Крик домашней птицы | страница 2



Говоря о милиции: у врачей с ней тут свойские отношения. Поднять на этаж больного, если лифт сломался, алкашей до утра забрать, чтоб в палате не буянили, даже машину из грязи вытащить — зовут милиционеров. Они тоже — носят форму и создают в местном обществе иллюзию защищенности.

Вместе с парнем, погасившем пламя из двигателя, тут же вдруг вспоминается потный расхристанный хоккеист. «Вам должно быть вдвойне приятно победить родоначальников хоккея у них на родине?» Улыбается беззубым ртом: «Да без разницы!» С его достатком — мог бы и зубы вставить, но, видно, и так хоккеист отлично кусает мясо. Очень цельное впечатление.

Что еще? Проповедь, слышанная на Покров: день, когда наши предки оказались побеждены, мы сделали одним из самых своих почитаемых праздников. Нет занятия проще, чем поносить церковь. Это как, например, ругать Достоевского: правда, все правда, но — мимо, всё не о том. Церковь — чудо, и Достоевский — чудо, и то, что мы до сих пор живы, — тоже чудо.

«Милок, ты сдурел?» — это могла быть одна из бабок, лежащих в первой палате. Бабки — не оскорбление, самоназвание.
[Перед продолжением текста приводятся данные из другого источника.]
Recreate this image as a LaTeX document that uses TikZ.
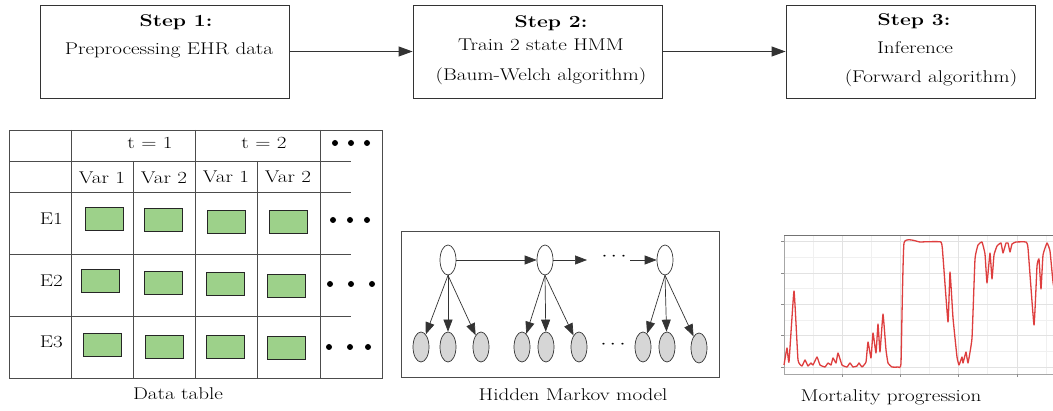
\documentclass[tikz,border=0pt]{standalone}
\usepackage{graphicx}
\usetikzlibrary{arrows.meta,shapes.geometric}
\definecolor{cellgreen}{RGB}{157,209,138}
\definecolor{obsgray}{RGB}{214,214,214}
\definecolor{curvered}{RGB}{222,62,62}
\definecolor{gridmaj}{RGB}{226,226,226}
\definecolor{gridmin}{RGB}{240,240,240}
\newcommand{\hs}[1]{\scalebox{1.24}[1]{#1}}
\tikzset{
  txt/.style={inner sep=0pt, font=\fontsize{17}{20}\selectfont},
  stepbox/.style={draw=black!80, line width=0.9pt, minimum width=249pt, minimum height=93pt, inner sep=0pt},
  gbox/.style={draw=black!85, fill=cellgreen, line width=0.9pt, minimum width=38pt, minimum height=23pt, inner sep=0pt},
  tline/.style={draw=black!70, line width=0.9pt},
  bigarrow/.style={draw=black!80, line width=0.9pt, -{Triangle[length=14pt,width=10pt]}},
  hmmarrow/.style={draw=black!80, line width=0.7pt, -{Triangle[length=12pt,width=9pt]}},
  hid/.style={ellipse, draw=black!80, fill=white, line width=0.7pt, minimum width=16pt, minimum height=30pt, inner sep=0pt},
  obs/.style={ellipse, draw=black!80, fill=obsgray, line width=0.7pt, minimum width=16pt, minimum height=30pt, inner sep=0pt},
  bigdot/.style={circle, fill=black, inner sep=0pt, minimum size=6pt},
}
\begin{document}
\begin{tikzpicture}[x=1pt,y=-1pt]
\useasboundingbox[fill=white] (0,0) rectangle (1053,411);

% ---------- Step boxes ----------
\node[stepbox] (s1) at (164.5,51.5) {};
\node[stepbox] (s2) at (537.5,51.5) {};
\node[stepbox] (s3) at (910.5,51.5) {};
\node[txt] (s1a) at (176,22) {\hs{\bfseries Step 1:}};
\node[txt] (s1b) at (169,50) {\hs{Preprocessing EHR data}};
\node[txt] (s2a) at (551,23) {\hs{\bfseries Step 2:}};
\node[txt] (s2b) at (541,45) {\hs{Train 2 state HMM}};
\node[txt] (s2c) at (541,76) {\hs{(Baum-Welch algorithm)}};
\node[txt] (s3a) at (914,21) {\hs{\bfseries Step 3:}};
\node[txt] (s3b) at (915,48) {\hs{Inference}};
\node[txt] (s3c) at (931,78) {\hs{(Forward algorithm)}};
\draw[bigarrow] (s1.east) -- (s2.west);
\draw[bigarrow] (s2.east) -- (s3.west);

% ---------- Data table ----------
\draw[tline] (9,130) rectangle (382,378);
\foreach \x in {71,195,320} \draw[tline] (\x,130) -- (\x,378);
\foreach \x in {133,257} \draw[tline] (\x,161) -- (\x,378);
\foreach \y in {161,192,254,316} \draw[tline] (9,\y) -- (351,\y);
\node[txt] (t1) at (150,143) {\hs{t = 1}};
\node[txt] (t2) at (264,143) {\hs{t = 2}};
\node[txt] (v1) at (102,178) {\hs{Var 1}};
\node[txt] (v2) at (164,178) {\hs{Var 2}};
\node[txt] (v3) at (226,177) {\hs{Var 1}};
\node[txt] (v4) at (288,177) {\hs{Var 2}};
\node[txt, anchor=east] (e1) at (63,219) {\hs{E1}};
\node[txt, anchor=east] (e2) at (63,281) {\hs{E2}};
\node[txt, anchor=east] (e3) at (63,342) {\hs{E3}};
% green cells
\node[gbox] (c11) at (104,219) {};
\node[gbox] (c12) at (163,220) {};
\node[gbox] (c13) at (226,222) {};
\node[gbox] (c14) at (288,222) {};
\node[gbox] (c21) at (100,281) {};
\node[gbox] (c22) at (163,283) {};
\node[gbox] (c23) at (225,284) {};
\node[gbox] (c24) at (286,286) {};
\node[gbox] (c31) at (102,345) {};
\node[gbox] (c32) at (164,347) {};
\node[gbox] (c33) at (225,347) {};
\node[gbox] (c34) at (286,348) {};
% dots
\node[bigdot] (d01) at (335,143) {};
\node[bigdot] (d02) at (351,143) {};
\node[bigdot] (d03) at (367,143) {};
\node[bigdot] (d11) at (333,220) {};
\node[bigdot] (d12) at (350,220) {};
\node[bigdot] (d13) at (367,220) {};
\node[bigdot] (d21) at (330,284) {};
\node[bigdot] (d22) at (351,284) {};
\node[bigdot] (d23) at (372,284) {};
\node[bigdot] (d31) at (329,347) {};
\node[bigdot] (d32) at (350,347) {};
\node[bigdot] (d33) at (368,347) {};
\node[txt] (cap1) at (178,394) {\hs{Data table}};

% ---------- HMM ----------
\draw[draw=black!70, line width=0.9pt] (401,231) rectangle (719,377);
\node[hid] (h1) at (448,260) {};
\node[hid] (h2) at (545,260) {};
\node[hid] (h3) at (665,260) {};
\coordinate (hx) at (587,260);
\coordinate (hy) at (630,260);
\node[txt] (hdots) at (614,257) {\hs{$\cdots$}};
\node[obs] (o11) at (421,347) {};
\node[obs] (o12) at (448,347) {};
\node[obs] (o13) at (481,347) {};
\node[obs] (o21) at (522,347) {};
\node[obs] (o22) at (546,347) {};
\node[obs] (o23) at (579,347) {};
\node[txt] (odots) at (613,345) {\hs{$\cdots$}};
\node[obs] (o31) at (643,347) {};
\node[obs] (o32) at (667,347) {};
\node[obs] (o33) at (699,348) {};
\draw[hmmarrow] (h1.east) -- (h2.west);
\draw[hmmarrow] (h2.east) -- (hx);
\draw[hmmarrow] (hy) -- (h3.west);
\foreach \h/\o in {h1/o11,h1/o12,h1/o13,h2/o21,h2/o22,h2/o23,h3/o31,h3/o32,h3/o33}
  \draw[hmmarrow] (\h.south) -- (\o);
\node[txt] (cap2) at (573,395) {\hs{Hidden Markov model}};

% ---------- Mortality plot ----------
\begin{scope}
\clip (779,230) rectangle (1053,380);
\fill[white] (784,236) rectangle (1060,374);
\foreach \y in {257,288,320,351} \draw[gridmin, line width=0.6pt] (784,\y) -- (1060,\y);
\foreach \x in {813,871,929,987,1046} \draw[gridmin, line width=0.6pt] (\x,236) -- (\x,374);
\foreach \y in {241,273,304,335,367} \draw[gridmaj, line width=0.8pt] (784,\y) -- (1060,\y);
\foreach \x in {842,900,958,1017} \draw[gridmaj, line width=0.8pt] (\x,236) -- (\x,374);
\draw[black!55, line width=1pt] (784,236) -- (1060,236);
\draw[black!35, line width=0.8pt] (784,236) -- (784,374) -- (1060,374);
\foreach \y in {241,273,304,335,367} \draw[black!45, line width=0.8pt] (781,\y) -- (784,\y);
\foreach \x in {842,900,958,1017} \draw[black!45, line width=0.8pt] (\x,374) -- (\x,377);
\draw[curvered, line width=1.3pt, line join=round] plot[smooth, tension=0.2] coordinates {
(784,365) (787,348) (789,362) (794,291) (798,360) (802,366) (805,360) (808,366)
(811,363) (813,365) (817,357) (820,365) (825,367) (828,363) (831,365) (833,358)
(836,363) (838,353) (842,365) (847,367) (850,363) (853,367) (857,366) (859,363)
(862,367) (866,362) (868,342) (871,358) (873,333) (876,353) (878,324) (880,352)
(883,314) (886,350) (888,363) (892,367) (898,367) (901,363) (904,243) (920,242)
(941,242) (943,257) (948,322) (950,272) (953,318) (957,357) (959,365) (962,357)
(963,363) (966,352) (968,363) (972,338) (975,259) (978,245) (982,242) (985,254)
(987,283) (990,253) (992,279) (994,255) (997,246) (1001,243) (1003,253) (1006,243)
(1008,243) (1010,252) (1012,244) (1016,242) (1026,242) (1028,248) (1034,325)
(1037,266) (1039,259) (1041,289) (1043,255) (1047,243) (1050,251) (1053,282) (1056,300)};
\end{scope}
\node[txt] (cap3) at (891,397) {\hs{Mortality progression}};
\end{tikzpicture}
\end{document}
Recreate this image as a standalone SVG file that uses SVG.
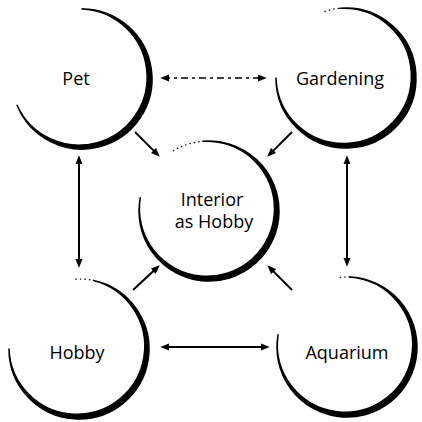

У самой тяжелой — голоса, видения: — Юр, ты? — Не, я не Юра, — говорит соседка. — А кто? — Я бабка. — А это кто, Юра? — другой соседке. — Нет, — отвечает та. — И я бабка. Ничего обидного в слове «бабка» нет, они и чувствуют себя — не старушками с ясным умом, как их столичные ровесницы-птички, а бабками.

Днем громко поссорились две санитарки. Одна здесь работает ради того, чтоб кормить себя и скотину — пищей, оставшейся от больных, другая владеет несколькими гектарами, ездит попеременно в Турцию и в Европу, а санитаркой устроилась, чтоб находиться в обществе. Впрочем, кажется, все еще запутанней: в Европу ездила первая санитарка, бедная, набрала кредитов, уже приходили судебные приставы.

Частное у нас — выше общественного. Налоговый инспектор, паренек двадцати с чем-то лет, наш проверяющий: ох, говорит, хорошо, что вы врач, я от армии как раз… понимаете? Как не понять? «В порядке исключения» — надежная формула, каждый у каждого оказывается в руках. Пусть Москва не верит слезам, у нас только им и верят. Если надо, конечно, сделаем, в порядке исключения.

Безобразие, умиляться не стоит, но веселое участие во всеобщем обмане укрепляет единство нации не хуже хороших законов. За свет, за газ, за телефон не плачено? В столице отсутствие денег — стыд, а здесь, в общем, норма. — Эти счетчики — барахлят. — Как раз мой случай. А вы приходите, полечим. — Крестные, снохи, племянницы, водоканал, электросети, горгаз — понятно, уютно, тепло. Есть минусы, но способ жизни довольно устойчивый. Тут всё про всех знают. Как в раю.